Measuring Multivalency in Individual Nanoparticles via TIRF Microscopy. FluMos-v1 nanoparticles were generated as previously described. Nanoparticles were labeled with a Fab cocktail diluted in formulation buffer and consisting of the following fluorescently labeled Fabs: CF405S-F-H1, DyLight550-F-H3, DyLight488-F-HBv, and DyLight650-F-HBy).
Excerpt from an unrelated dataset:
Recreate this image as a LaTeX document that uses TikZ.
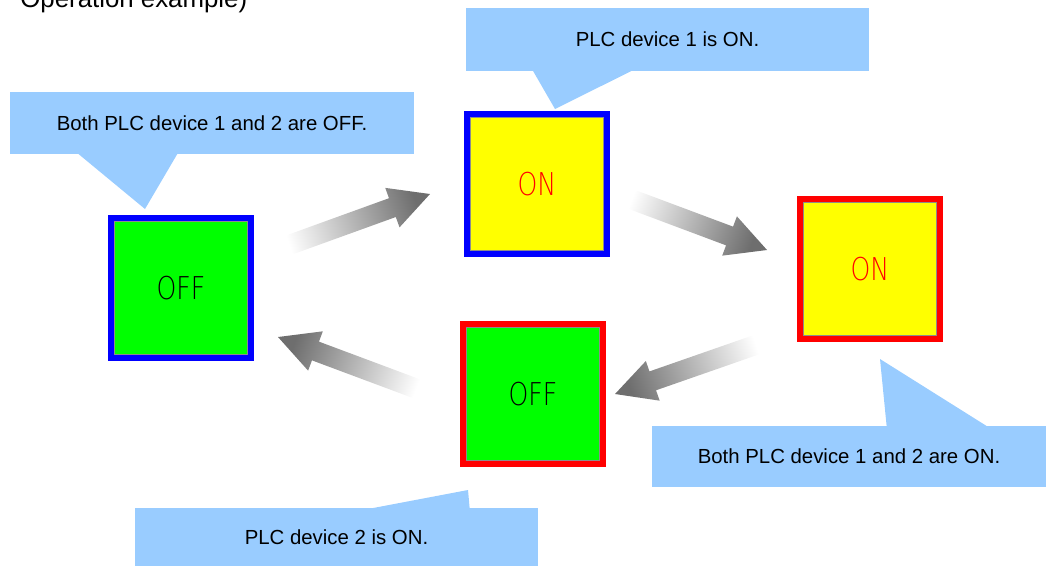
\documentclass[tikz,border=0pt]{standalone}
\usepackage{fontspec}
\setmainfont{Liberation Sans}
\newfontfamily\lampfont{DejaVu Sans ExtraLight}
\usepackage{tikz}
\usetikzlibrary{calc}
\usepackage{xcolor}
\definecolor{CB}{RGB}{0,0,255}
\definecolor{CR}{RGB}{255,0,0}
\definecolor{LG}{RGB}{0,255,0}
\definecolor{LY}{RGB}{255,255,0}
\definecolor{LB}{RGB}{153,204,255}
\definecolor{AG}{RGB}{110,110,110}

\begin{document}
\begin{tikzpicture}[x=0.02cm, y=-0.02cm,
  lamp/.style={draw=#1, line width=0.12cm, minimum size=2.8cm, inner sep=0pt,
               font=\lampfont\fontsize{17.9}{18}\selectfont,
               path picture={\draw[black!45, line width=0.02cm]
                 ([shift={(0.07cm,0.07cm)}]path picture bounding box.south west) rectangle
                 ([shift={(-0.07cm,-0.07cm)}]path picture bounding box.north east);}},
  lampon/.style={lamp=#1, fill=LY, text=CR},
  lampoff/.style={lamp=#1, fill=LG, text=black},
  note/.style={fill=LB, inner sep=0pt, font=\fontsize{11.6}{14}\selectfont}
]
\clip (0,0) rectangle (1048,566);

% Heading (cut at the top edge)
\node[anchor=base west, inner sep=0pt, font=\fontsize{14.7}{16}\selectfont] (title)
  at (20,7.5) {Operation example)};

% Lamps
\node[lampoff=CB] (offA) at (181,288) {\scalebox{0.8}[1]{OFF}};
\node[lampon=CB]  (onB)  at (537,184) {\scalebox{0.8}[1]{ON}};
\node[lampon=CR]  (onC)  at (870,269) {\scalebox{0.8}[1]{ON}};
\node[lampoff=CR] (offD) at (533,394) {\scalebox{0.8}[1]{OFF}};

% Callouts
\node[note, minimum width=8.08cm, minimum height=1.24cm] (noteA) at (212,123)
  {Both PLC device 1 and 2 are OFF.};
\node[note, minimum width=8.06cm, minimum height=1.26cm] (noteB) at (667.5,39.5)
  {PLC device 1 is ON.};
\node[note, minimum width=7.88cm, minimum height=1.22cm] (noteC) at (849,456.5)
  {Both PLC device 1 and 2 are ON.};
\node[note, minimum width=8.06cm, minimum height=1.16cm] (noteD) at (336.5,537)
  {PLC device 2 is ON.};

\coordinate (tipA) at (145,209);
\coordinate (tipB) at (555,109);
\coordinate (tipC) at (880,359);
\coordinate (tipD) at (468,490);
\fill[LB] ($(noteA.south west)+(68,-1)$) -- (tipA) -- ($(noteA.south west)+(168,-1)$) -- cycle;
\fill[LB] ($(noteB.south west)+(67,-1)$) -- (tipB) -- ($(noteB.south west)+(167,-1)$) -- cycle;
\fill[LB] ($(noteC.north west)+(235,1)$) -- (tipC) -- ($(noteC.north west)+(336,1)$) -- cycle;
\fill[LB] ($(noteD.north west)+(235,1)$) -- (tipD) -- ($(noteD.north west)+(335,1)$) -- cycle;

% Fading arrows between the lamps
\coordinate (a1t) at (278,249); \coordinate (a1h) at (430,194);
\coordinate (a2t) at (620,195); \coordinate (a2h) at (767,250);
\coordinate (a3t) at (767,341); \coordinate (a3h) at (615,394);
\coordinate (a4t) at (428,393); \coordinate (a4h) at (278,337);
\foreach \t/\h/\a in {a1t/a1h/-71.1, a2t/a2h/-110.7, a3t/a3h/109.3, a4t/a4h/69.3} {
  \coordinate (hb) at ($(\h)!0.8cm!(\t)$);
  \shade[top color=AG, bottom color=white, shading angle=\a]
    ($(\t)!0.2cm!90:(\h)$) -- ($(hb)!0.2cm!90:(\h)$) -- ($(hb)!0.42cm!90:(\h)$) -- (\h)
    -- ($(hb)!0.42cm!-90:(\h)$) -- ($(hb)!0.2cm!-90:(\h)$) -- ($(\t)!0.2cm!-90:(\h)$) -- cycle;
}
\end{tikzpicture}
\end{document}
Following labeling and mixing with FluMos-v1, particles were centrifuged to removed unbound Fab and fluorophores, washed, and further diluted 1:500 in formulation buffer from originally concentration of about 0.07 mg/mL. 200 uL of particle suspension were plated in one well of an ibidi 8-well sticky-Slide (catalog #80828, Gräfelfing, Germany) affixed to an acid-washed #1.5 cover-glass (catalog #152455, Thermo Fisher Scientific, Waltham, MA) and imaged on a Nikon Eclipse Ti2 microscope equipped with an EMCCD iXon Ultra camera (Andor, Oxford, UK) using an SR HP ApoTIRF 1.49 NA, 100× objective. Twenty random fields of view were sequentially imaged with 405, 488, 561, and 640 nm laser lines. Resultant images were analyzed via Nikon Ar Elements software. Images were denoised using the advanced denoising algorithm, then channels were additively combined, and particle locations were determined via spot detection. Local maxima for each separate channel above a threshold determined by examination of singly labeled control nanoparticles were also established via spot detection. Particles were then labeled by valency by comparing particle locations with local channel maxima. Single color localizations with weak signal intensity were excluded from further analysis as dissociated HA trimers, as true monovalent nanoparticles should be highly labeled and exhibit comparatively greater intensities to multivalent particles.